Furthermore, even with a well designed interlock system other considerations such as time pressures, production requirements, etc., are dealt with by clever personnel who can and may circumvent the interlock mechanisms by preventing the interlocks from functioning when opening the guards or actually bypassing the interlocks so that the machines will continue to operate while they are working in an unguarded space and with no assurance that the interlock is restored to its functionality afterwards. An interlock that is bypassed has the same functional characteristics as one which is stuck or welded or frozen so that it will not change states. Consequently, the present invention will detect a bypassed or sabotaged interlock as part of its normal testing capability. Once a bypassed interlock is detected, one may either preclude further powered operation of the machine or the structural guards or barriers may be locked into their closed positions until the bypass is removed. Sabotage can never go undetected because it is a long term condition that any regular interlock testing program will uncover. Bypassing, which is a temporary condition, cannot remain unnoticed for longer than one testing interval. Frequent testing will all but eliminate temporary unauthorized bypassing of the interlocks.
It is a gross understatement to state that industry has needed for a long time to quickly, efficiently and periodically test interlocks either automatically or by simple manual manipulation with or without requiring that the guard be opened. Interlocking mechanisms like many other devices are capable of getting stuck, worn out, becoming inoperative, or failing to function for a variety of other reasons that will preclude them from operating successfully when called upon. Unfortunately, interlocks can present a false sense of security to one opening a guard on a machine believing that either the machine will shut down or that it will not restart so that one need not be concerned about beginning to work in the now unguarded space.
Even though there has been awareness of the potential malfunctioning or circumvention of interlocks, there has been no readily available means for quickly, efficiently and repeatedly testing the interlock devices to determine and insure that they are functioning satisfactorily. Conventional available methods for testing existing interlocks include (1) starting the machine and laboriously and manually opening each guard to determine if the machine will shut down or change its operating state as required beginning with one guard and then starting the process all over again with the next guard or (2) sequentially opening the guards with the machine in a shut-down position or the changed operating state and attempt to start the machine or to restore the operating state to determine if the interlocks are functioning properly. That this is time and labor intensive therefore costly and adds unnecessary wear and tear to the machine is self evident. Both of these testing procedures expose operators to a moving machine and other hazards when a defective interlock is being tested.
Regular verification of interlock integrity very seldom takes place because it is time-consuming, interferes with work schedules and may be otherwise difficult to perform, thus leaving interlocks dormant. Since testing of interlocks tends to be neglected, then when they fail due to various causes, the failures remain undetected and the hazards they are supposed to protect against become unprotected or compromised. Also, since interlocks may be remote from the machine operator, extra personnel and coordination is required. Such additional effort and cost provides an additional excuse for not testing or extends verification time intervals. Unfortunately, this is further exacerbated by those personnel that circumvent the interlock mechanism in order to save time, or work in the unguarded space when the interlock mechanism does not function properly, so that they will not be "inconvenienced" by going to the main power or control source to shut the machine off or change its operating state. Operators may consider interlocks a nuisance and will not even report inoperative interlocks. The present invention will uncover temporary bypassing of the interlocks within the testing interval set by a program unit.

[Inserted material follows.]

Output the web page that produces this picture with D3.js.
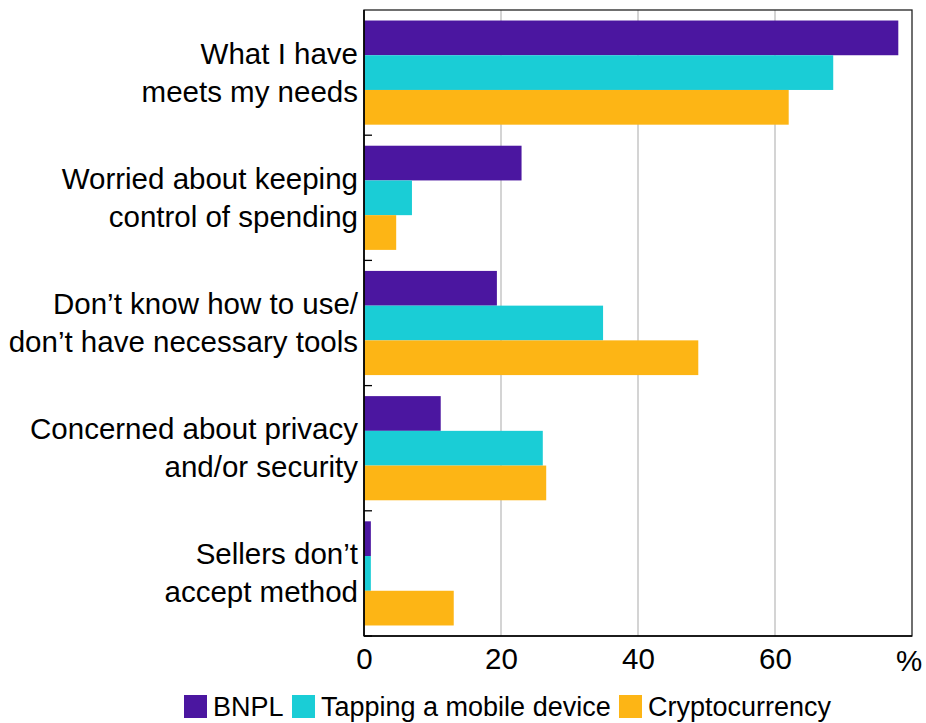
<!DOCTYPE html>
<html><head><meta charset="utf-8">
<script src="https://cdn.jsdelivr.net/npm/d3@7"></script>
<style>body{margin:0;background:#fff}svg{display:block}text{font-family:"Liberation Sans",Arial,sans-serif;fill:#000}</style>
</head><body><svg id="c" width="926" height="723"></svg>
<script>
const categories = [
  ["What I have","meets my needs"],
  ["Worried about keeping","control of spending"],
  ["Don\u2019t know how to use/","don\u2019t have necessary tools"],
  ["Concerned about privacy","and/or security"],
  ["Sellers don\u2019t","accept method"]
];
const seriesNames = ["BNPL","Tapping a mobile device","Cryptocurrency"];
const bnpl = [78, 23, 19.4, 11.2, 1.0];
const tapping = [68.5, 7, 34.9, 26.1, 1.0];
const crypto = [62, 4.7, 48.8, 26.6, 13.1];
const xTicks = [0, 20, 40, 60];
const colors = ["#4B16A0", "#1ACDD6", "#FDB515"];

const values = [bnpl, tapping, crypto];
const svg = d3.select("#c");
const L = 364, R = 912, T = 10, B = 636;
const FS = 29.5;
const x = d3.scaleLinear().domain([0, 80]).range([L, R]);
const y = d3.scaleBand().domain(d3.range(categories.length)).range([T, B]).paddingInner(0.168).paddingOuter(0.084);
const ySub = d3.scaleBand().domain(d3.range(3)).range([0, y.bandwidth()]);

// gridlines
svg.append("g").selectAll("line").data(xTicks.filter(d => d > 0)).join("line")
  .attr("x1", d => x(d)).attr("x2", d => x(d)).attr("y1", T).attr("y2", B)
  .attr("stroke", "#bdbdbd").attr("stroke-width", 1.3);

// bars
const g = svg.append("g");
categories.forEach((c, i) => {
  values.forEach((vals, s) => {
    g.append("rect")
      .attr("x", x(0)).attr("y", y(i) + ySub(s))
      .attr("width", x(vals[i]) - x(0)).attr("height", ySub.bandwidth())
      .attr("fill", colors[s]);
  });
});

// frame
svg.append("rect").attr("x", L).attr("y", T).attr("width", R - L).attr("height", B - T)
  .attr("fill", "none").attr("stroke", "#222").attr("stroke-width", 1.3);
svg.append("line").attr("x1", L).attr("x2", L).attr("y1", T).attr("y2", B).attr("stroke", "#000").attr("stroke-width", 1.6);
svg.append("line").attr("x1", L).attr("x2", R).attr("y1", B).attr("y2", B).attr("stroke", "#000").attr("stroke-width", 1.6);

// category boundary ticks
const step = (B - T) / categories.length;
svg.append("g").selectAll("line").data(d3.range(1, categories.length + 1)).join("line")
  .attr("x1", L).attr("x2", L + 8).attr("y1", d => T + d * step).attr("y2", d => T + d * step)
  .attr("stroke", "#000").attr("stroke-width", 1.3);

// x axis labels
const xAxis = d3.axisBottom(x).tickValues(xTicks).tickSize(0).tickPadding(12).tickFormat(d3.format("d"));
const xa = svg.append("g").attr("transform", `translate(0,${B})`).call(xAxis);
xa.select(".domain").remove();
xa.selectAll("text").attr("font-size", FS).attr("font-family", "Liberation Sans, Arial, sans-serif").attr("fill", "#000");
svg.append("text").attr("x", x(80) - 3).attr("y", B + 35).attr("text-anchor", "middle").attr("font-size", FS).text("%");

// category labels
categories.forEach((c, i) => {
  const cy = y(i) + y.bandwidth() / 2;
  svg.append("text").attr("x", L - 6).attr("y", cy - 19 + 10).attr("text-anchor", "end").attr("font-size", FS).text(c[0]);
  svg.append("text").attr("x", L - 6).attr("y", cy + 19 + 10).attr("text-anchor", "end").attr("font-size", FS).text(c[1]);
});

// legend
const legX = [184, 292, 619];
seriesNames.forEach((n, i) => {
  svg.append("rect").attr("x", legX[i]).attr("y", 695).attr("width", 23).attr("height", 23).attr("fill", colors[i]);
  svg.append("text").attr("x", legX[i] + 29).attr("y", 716).attr("font-size", 27).text(n);
});
</script></body></html>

It can be appreciated that if repeated testing of the interlock systems can be accomplished to insure proper operation, that the operator will "be saved from himself" in that his reliance on the interlock always functioning correctly may almost be justified. An ongoing quick, and efficient testing system to maximize one's assurance that the interlock system is properly functioning as well as to detect malfunctioning interlocks will go a long way to eliminate or substantially reduce the safety hazards that will occur by malfunctioning interlocks when operators are unwilling to go to the main power or control source and lock out the machine or change its operating state before beginning their work in the hazardous space guarded by the interlock. There has also long been a need to automatically lock a guard in closed position when an interlock malfunctions to insure that personnel will not be injured.
It is the aim of the present invention to provide test mechanisms and systems that will ensure confidence that reliance on interlock systems to perform their tasks when and as received is not misplaced. The invention does this by detecting and identifying which interlocks and their systems are not faulty and which are, and by providing remedial means and actions to those interlocks and systems, and the barrier guards they protect, which have been found faulty. Furthermore, the invention provides the methodology to do the testing, and to apply and then to maintain the remedial actions and means for as long as necessary, without interrupting or disrupting the operation of the machinery. This allows for the scheduling of maintenance, repair or replacement of faulty interlocks and systems at times compatible with the operation of the machinery.
For purposes of this application, the following meaning of terms and expressions is intended here and elsewhere in the application.
Reference to the term "the change of state of an interlock" and similar terms shall be construed to mean a physical change of state of the interlock and the corresponding intended consequential direct or indirect change of state of a machine controlling parameter, most often an electrical parameter, such as, for example, current, voltage, resistance, inductance, impedance, and magnetic field associated with an interlock. For example, and without limitation, a switch of an interlock may be opened or closed, representing physical changes of an interlock producing a change of a machine controlling voltage or current from a first state to a second state.
If opening of a guard is stated or referred to, it shall be construed to mean opening, moving, removing, disrupting, or otherwise breaching of a structural or non-structural barrier guard. Any of these terms, when mentioned in the text, should be understood to be interchangeable where applicable.
A reference to shut down and/or lock out of the machine or machinery shall be construed to mean that, or the alternate of changing the operating state of the machine, machinery and/or its system without shut down or lock out if desired and applicable, and as consequentially or by design substantially or completely reducing the hazards of the interlock guarded space.
Throughout this patent application, failure of the interlock and/or its system shall be taken to mean a failure of the interlock device and/or its system and/or failure of the testing device and/or its system.